Supplied records –

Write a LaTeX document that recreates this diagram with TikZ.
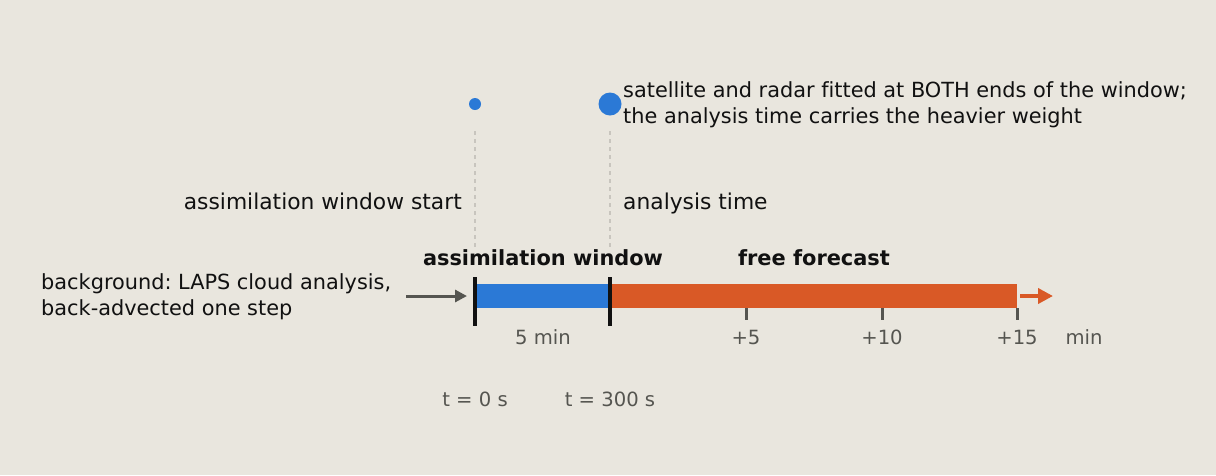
\documentclass[tikz,border=0pt]{standalone}
\usepackage{fontspec}
\setmainfont[Ligatures=NoCommon]{DejaVu Sans}
\usetikzlibrary{arrows.meta}
\definecolor{bg}{HTML}{E9E6DE}
\definecolor{ink}{HTML}{111111}
\definecolor{grayink}{HTML}{555550}
\definecolor{cblue}{HTML}{2B79D6}
\definecolor{corange}{HTML}{D95926}
\definecolor{guide}{HTML}{C8C5BE}
\tikzset{
  main/.style={font=\fontsize{21.8}{26}\selectfont\frenchspacing, text=ink, inner sep=0pt},
  note/.style={font=\fontsize{20.85}{26}\selectfont\frenchspacing, text=ink, inner sep=0pt},
  bold/.style={font=\fontsize{20.9}{25}\selectfont\bfseries, text=ink, inner sep=0pt},
  ticklab/.style={font=\fontsize{19.6}{24}\selectfont, text=grayink, inner sep=0pt},
  edge/.style={line width=4.5pt, draw=ink},
  minortick/.style={line width=3pt, draw=grayink},
  guideline/.style={line width=2.5pt, draw=guide, dash pattern=on 4pt off 4pt},
}
\begin{document}
\begin{tikzpicture}[x=1pt,y=-1pt]
\fill[bg] (0,0) rectangle (1216,475);
\useasboundingbox (0,0) rectangle (1216,475);
% bars
\fill[cblue] (475,284) rectangle (610,307.5);
\fill[corange] (610,284) rectangle (1017,307.5);
% coordinates
\coordinate (s0) at (475,277);
\coordinate (s1) at (475,326);
\coordinate (a0) at (610,277);
\coordinate (a1) at (610,326);
\draw[edge] (s0) -- (s1);
\draw[edge] (a0) -- (a1);
% minor ticks
\foreach \x/\n in {746/p5,882/p10,1017/p15}{
  \coordinate (\n t) at (\x,308);
  \coordinate (\n b) at (\x,320);
  \draw[minortick] (\n t) -- (\n b);
}
% guides
\coordinate (gs0) at (475,131);
\coordinate (gs1) at (475,250);
\coordinate (ga0) at (610,131);
\coordinate (ga1) at (610,250);
\draw[guideline] (gs0) -- (gs1);
\draw[guideline] (ga0) -- (ga1);
% dots
\fill[cblue] (475,104) circle (6);
\fill[cblue] (610,104) circle (11.5);
% arrows
\coordinate (bgA) at (406,296);
\coordinate (bgB) at (467,296);
\draw[grayink, line width=3pt, -{Triangle[length=12pt,width=12pt]}] (bgA) -- (bgB);
\coordinate (ffA) at (1020,296);
\coordinate (ffB) at (1053,296);
\draw[corange, line width=4pt, -{Triangle[length=15pt,width=15pt]}] (ffA) -- (ffB);
% texts
\node[main, anchor=base east] (ws) at (462,209) {assimilation window start};
\node[main, anchor=base west] (at) at (623,209) {analysis time};
\node[note, anchor=base west] (sat1) at (623,97.5) {satellite and radar fitted at BOTH ends of the window;};
\node[note, anchor=base west] (sat2) at (623,123.5) {the analysis time carries the heavier weight};
\node[note, anchor=base west] (bg1) at (41,289) {background: LAPS cloud analysis,};
\node[note, anchor=base west] (bg2) at (41,315.5) {back-advected one step};
\node[bold, anchor=base] (aw) at (543,265) {assimilation window};
\node[bold, anchor=base] (ff) at (814,265) {free forecast};
\node[ticklab, anchor=base] (l5m) at (543,344) {5 min};
\node[ticklab, anchor=base] (l5) at (746,344) {+5};
\node[ticklab, anchor=base] (l10) at (882,344) {+10};
\node[ticklab, anchor=base] (l15) at (1017,344) {+15};
\node[ticklab, anchor=base] (lmin) at (1084,344) {min};
\node[ticklab, anchor=base] (t0) at (475,406) {t = 0 s};
\node[ticklab, anchor=base] (t300) at (610,406) {t = 300 s};
\end{tikzpicture}
\end{document}
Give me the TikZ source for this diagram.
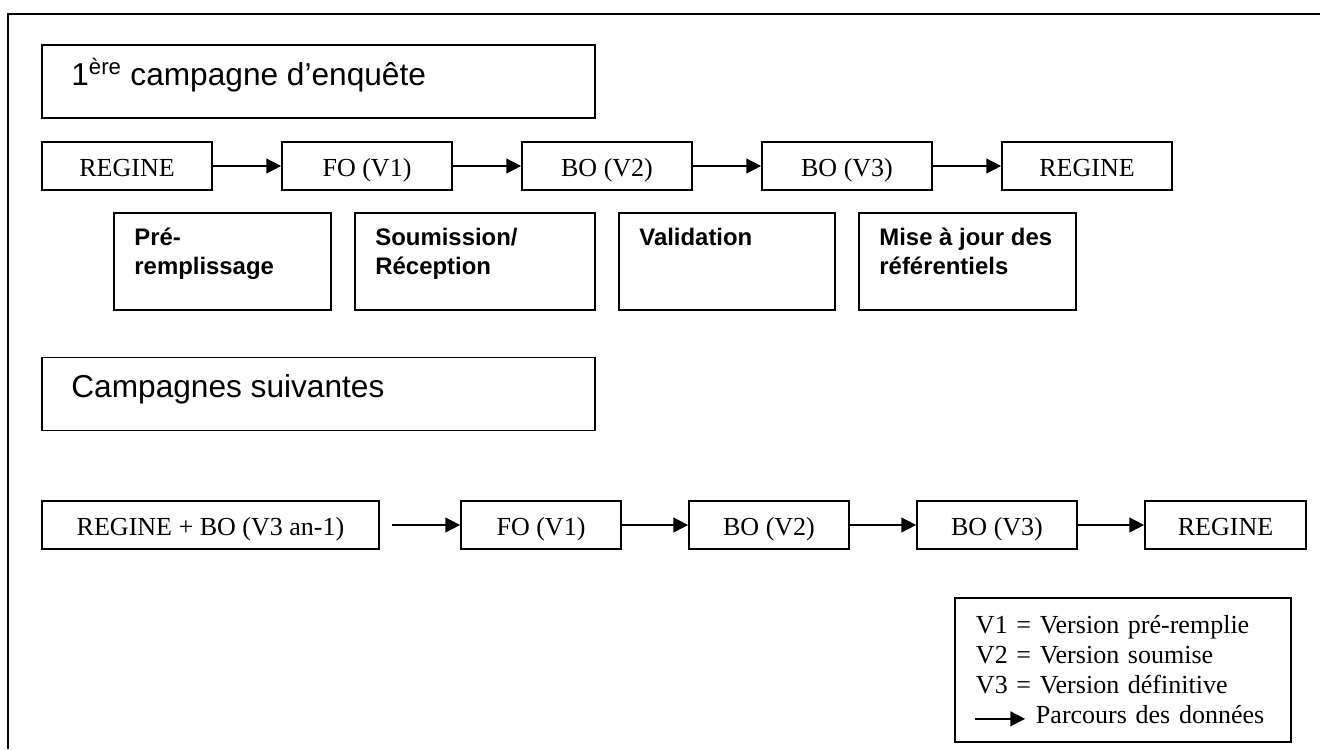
\documentclass[tikz,border=0pt]{standalone}
\usepackage{fontspec}
\setmainfont{Liberation Serif}
\setsansfont{Liberation Sans}
\usetikzlibrary{arrows.meta}

\begin{document}
\begin{tikzpicture}[x=0.025cm, y=-0.025cm,
    boite/.style={draw, line width=1.2pt, inner sep=0pt, minimum height=1.2cm, text height=16pt, text depth=0.4pt, font=\fontsize{18.5}{22}\selectfont},
    titre/.style={draw, line width=1.2pt, minimum width=13.825cm, minimum height=1.825cm},
    etape/.style={draw, line width=1.2pt, minimum height=2.425cm},
    txtetape/.style={anchor=north west, inner sep=0pt, align=left, xshift=0.525cm, yshift=-0.4cm, font=\sffamily\bfseries\fontsize{17}{20.6}\selectfont},
    txttitre/.style={anchor=base west, inner sep=0pt, xshift=0.75cm, yshift=-1.03cm, font=\sffamily\fontsize{22.5}{27}\selectfont},
    fleche/.style={line width=1.2pt, -{Triangle[length=10.5pt,width=10.5pt]}}]

    \useasboundingbox (0,0) rectangle (1320,749);
    % cadre
    \draw[line width=1.4pt] (8,749) -- (8,14) -- (1320,14);

    % 1ere campagne
    \node[titre, label={[txttitre]north west:1\textsuperscript{ère} campagne d’enquête}] (t1) at (318.5,81.5) {};

    \node[boite, minimum width=4.25cm] (r1) at (127,166) {REGINE};
    \node[boite, minimum width=4.25cm] (fo1) at (367,166) {FO (V1)};
    \node[boite, minimum width=4.25cm] (bo1) at (607,166) {BO (V2)};
    \node[boite, minimum width=4.25cm] (bt1) at (847,166) {BO (V3)};
    \node[boite, minimum width=4.25cm] (rf1) at (1087,166) {REGINE};

    \draw[fleche] (r1) -- (fo1);
    \draw[fleche] (fo1) -- (bo1);
    \draw[fleche] (bo1) -- (bt1);
    \draw[fleche] (bt1) -- (rf1);

    \node[etape, minimum width=5.425cm, label={[txtetape]north west:Pré-\\remplissage}] (e1) at (222.5,261.5) {};
    \node[etape, minimum width=6cm, label={[txtetape]north west:Soumission/\\Réception}] (e2) at (475,261.5) {};
    \node[etape, minimum width=5.4cm, label={[txtetape]north west:Validation}] (e3) at (727,261.5) {};
    \node[etape, minimum width=5.425cm, label={[txtetape]north west:Mise à jour des\\référentiels}] (e4) at (967.5,261.5) {};

    % campagnes suivantes
    \node[titre, label={[txttitre]north west:Campagnes suivantes}] (t2) at (318.5,394) {};

    \node[boite, minimum width=8.425cm] (r2) at (210.5,525) {REGINE + BO (V3 an-1)};
    \node[boite, minimum width=4cm] (fo2) at (541,525) {FO (V1)};
    \node[boite, minimum width=4cm] (bo2) at (769,525) {BO (V2)};
    \node[boite, minimum width=4cm] (bt2) at (997,525) {BO (V3)};
    \node[boite, minimum width=4.025cm] (rf2) at (1225.5,525) {REGINE};

    \draw[fleche, shorten <=0.3cm] (r2) -- (fo2);
    \draw[fleche] (fo2) -- (bo2);
    \draw[fleche] (bo2) -- (bt2);
    \draw[fleche] (bt2) -- (rf2);

    % legende
    \node[draw, line width=1.2pt, inner sep=0pt, minimum width=8.4cm, minimum height=3.6cm, text width=7.35cm, align=left,
        font=\fontsize{18.5}{21.3}\selectfont] (leg) at (1123,670)
        {V1 = Version pré-remplie\\V2 = Version soumise\\V3 = Version définitive\\\hspace*{1.5cm}Parcours des données};
    \coordinate (la) at ([xshift=0.525cm, yshift=0.6cm]leg.south west);
    \coordinate (lb) at ([xshift=1.25cm]la);
    \draw[fleche] (la) -- (lb);
\end{tikzpicture}
\end{document}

Requirement – Would you return the data exactly as written, without the pictures?

Response to the exercise –
Write a LaTeX document that recreates this diagram with TikZ.
\documentclass[tikz,border=0pt]{standalone}
\usepackage{fontspec}
\setmainfont[Ligatures=NoCommon]{DejaVu Sans}
\usetikzlibrary{arrows.meta}
\definecolor{bg}{HTML}{E9E6DE}
\definecolor{ink}{HTML}{111111}
\definecolor{grayink}{HTML}{555550}
\definecolor{cblue}{HTML}{2B79D6}
\definecolor{corange}{HTML}{D95926}
\definecolor{guide}{HTML}{C8C5BE}
\tikzset{
  main/.style={font=\fontsize{21.8}{26}\selectfont\frenchspacing, text=ink, inner sep=0pt},
  note/.style={font=\fontsize{20.85}{26}\selectfont\frenchspacing, text=ink, inner sep=0pt},
  bold/.style={font=\fontsize{20.9}{25}\selectfont\bfseries, text=ink, inner sep=0pt},
  ticklab/.style={font=\fontsize{19.6}{24}\selectfont, text=grayink, inner sep=0pt},
  edge/.style={line width=4.5pt, draw=ink},
  minortick/.style={line width=3pt, draw=grayink},
  guideline/.style={line width=2.5pt, draw=guide, dash pattern=on 4pt off 4pt},
}
\begin{document}
\begin{tikzpicture}[x=1pt,y=-1pt]
\fill[bg] (0,0) rectangle (1216,475);
\useasboundingbox (0,0) rectangle (1216,475);
% bars
\fill[cblue] (475,284) rectangle (610,307.5);
\fill[corange] (610,284) rectangle (1017,307.5);
% coordinates
\coordinate (s0) at (475,277);
\coordinate (s1) at (475,326);
\coordinate (a0) at (610,277);
\coordinate (a1) at (610,326);
\draw[edge] (s0) -- (s1);
\draw[edge] (a0) -- (a1);
% minor ticks
\foreach \x/\n in {746/p5,882/p10,1017/p15}{
  \coordinate (\n t) at (\x,308);
  \coordinate (\n b) at (\x,320);
  \draw[minortick] (\n t) -- (\n b);
}
% guides
\coordinate (gs0) at (475,131);
\coordinate (gs1) at (475,250);
\coordinate (ga0) at (610,131);
\coordinate (ga1) at (610,250);
\draw[guideline] (gs0) -- (gs1);
\draw[guideline] (ga0) -- (ga1);
% dots
\fill[cblue] (475,104) circle (6);
\fill[cblue] (610,104) circle (11.5);
% arrows
\coordinate (bgA) at (406,296);
\coordinate (bgB) at (467,296);
\draw[grayink, line width=3pt, -{Triangle[length=12pt,width=12pt]}] (bgA) -- (bgB);
\coordinate (ffA) at (1020,296);
\coordinate (ffB) at (1053,296);
\draw[corange, line width=4pt, -{Triangle[length=15pt,width=15pt]}] (ffA) -- (ffB);
% texts
\node[main, anchor=base east] (ws) at (462,209) {assimilation window start};
\node[main, anchor=base west] (at) at (623,209) {analysis time};
\node[note, anchor=base west] (sat1) at (623,97.5) {satellite and radar fitted at BOTH ends of the window;};
\node[note, anchor=base west] (sat2) at (623,123.5) {the analysis time carries the heavier weight};
\node[note, anchor=base west] (bg1) at (41,289) {background: LAPS cloud analysis,};
\node[note, anchor=base west] (bg2) at (41,315.5) {back-advected one step};
\node[bold, anchor=base] (aw) at (543,265) {assimilation window};
\node[bold, anchor=base] (ff) at (814,265) {free forecast};
\node[ticklab, anchor=base] (l5m) at (543,344) {5 min};
\node[ticklab, anchor=base] (l5) at (746,344) {+5};
\node[ticklab, anchor=base] (l10) at (882,344) {+10};
\node[ticklab, anchor=base] (l15) at (1017,344) {+15};
\node[ticklab, anchor=base] (lmin) at (1084,344) {min};
\node[ticklab, anchor=base] (t0) at (475,406) {t = 0 s};
\node[ticklab, anchor=base] (t300) at (610,406) {t = 300 s};
\end{tikzpicture}
\end{document}
Give me the TikZ source for this diagram.
\documentclass[tikz,border=0pt]{standalone}
\usepackage{fontspec}
\setmainfont{Liberation Serif}
\setsansfont{Liberation Sans}
\usetikzlibrary{arrows.meta}

\begin{document}
\begin{tikzpicture}[x=0.025cm, y=-0.025cm,
    boite/.style={draw, line width=1.2pt, inner sep=0pt, minimum height=1.2cm, text height=16pt, text depth=0.4pt, font=\fontsize{18.5}{22}\selectfont},
    titre/.style={draw, line width=1.2pt, minimum width=13.825cm, minimum height=1.825cm},
    etape/.style={draw, line width=1.2pt, minimum height=2.425cm},
    txtetape/.style={anchor=north west, inner sep=0pt, align=left, xshift=0.525cm, yshift=-0.4cm, font=\sffamily\bfseries\fontsize{17}{20.6}\selectfont},
    txttitre/.style={anchor=base west, inner sep=0pt, xshift=0.75cm, yshift=-1.03cm, font=\sffamily\fontsize{22.5}{27}\selectfont},
    fleche/.style={line width=1.2pt, -{Triangle[length=10.5pt,width=10.5pt]}}]

    \useasboundingbox (0,0) rectangle (1320,749);
    % cadre
    \draw[line width=1.4pt] (8,749) -- (8,14) -- (1320,14);

    % 1ere campagne
    \node[titre, label={[txttitre]north west:1\textsuperscript{ère} campagne d’enquête}] (t1) at (318.5,81.5) {};

    \node[boite, minimum width=4.25cm] (r1) at (127,166) {REGINE};
    \node[boite, minimum width=4.25cm] (fo1) at (367,166) {FO (V1)};
    \node[boite, minimum width=4.25cm] (bo1) at (607,166) {BO (V2)};
    \node[boite, minimum width=4.25cm] (bt1) at (847,166) {BO (V3)};
    \node[boite, minimum width=4.25cm] (rf1) at (1087,166) {REGINE};

    \draw[fleche] (r1) -- (fo1);
    \draw[fleche] (fo1) -- (bo1);
    \draw[fleche] (bo1) -- (bt1);
    \draw[fleche] (bt1) -- (rf1);

    \node[etape, minimum width=5.425cm, label={[txtetape]north west:Pré-\\remplissage}] (e1) at (222.5,261.5) {};
    \node[etape, minimum width=6cm, label={[txtetape]north west:Soumission/\\Réception}] (e2) at (475,261.5) {};
    \node[etape, minimum width=5.4cm, label={[txtetape]north west:Validation}] (e3) at (727,261.5) {};
    \node[etape, minimum width=5.425cm, label={[txtetape]north west:Mise à jour des\\référentiels}] (e4) at (967.5,261.5) {};

    % campagnes suivantes
    \node[titre, label={[txttitre]north west:Campagnes suivantes}] (t2) at (318.5,394) {};

    \node[boite, minimum width=8.425cm] (r2) at (210.5,525) {REGINE + BO (V3 an-1)};
    \node[boite, minimum width=4cm] (fo2) at (541,525) {FO (V1)};
    \node[boite, minimum width=4cm] (bo2) at (769,525) {BO (V2)};
    \node[boite, minimum width=4cm] (bt2) at (997,525) {BO (V3)};
    \node[boite, minimum width=4.025cm] (rf2) at (1225.5,525) {REGINE};

    \draw[fleche, shorten <=0.3cm] (r2) -- (fo2);
    \draw[fleche] (fo2) -- (bo2);
    \draw[fleche] (bo2) -- (bt2);
    \draw[fleche] (bt2) -- (rf2);

    % legende
    \node[draw, line width=1.2pt, inner sep=0pt, minimum width=8.4cm, minimum height=3.6cm, text width=7.35cm, align=left,
        font=\fontsize{18.5}{21.3}\selectfont] (leg) at (1123,670)
        {V1 = Version pré-remplie\\V2 = Version soumise\\V3 = Version définitive\\\hspace*{1.5cm}Parcours des données};
    \coordinate (la) at ([xshift=0.525cm, yshift=0.6cm]leg.south west);
    \coordinate (lb) at ([xshift=1.25cm]la);
    \draw[fleche] (la) -- (lb);
\end{tikzpicture}
\end{document}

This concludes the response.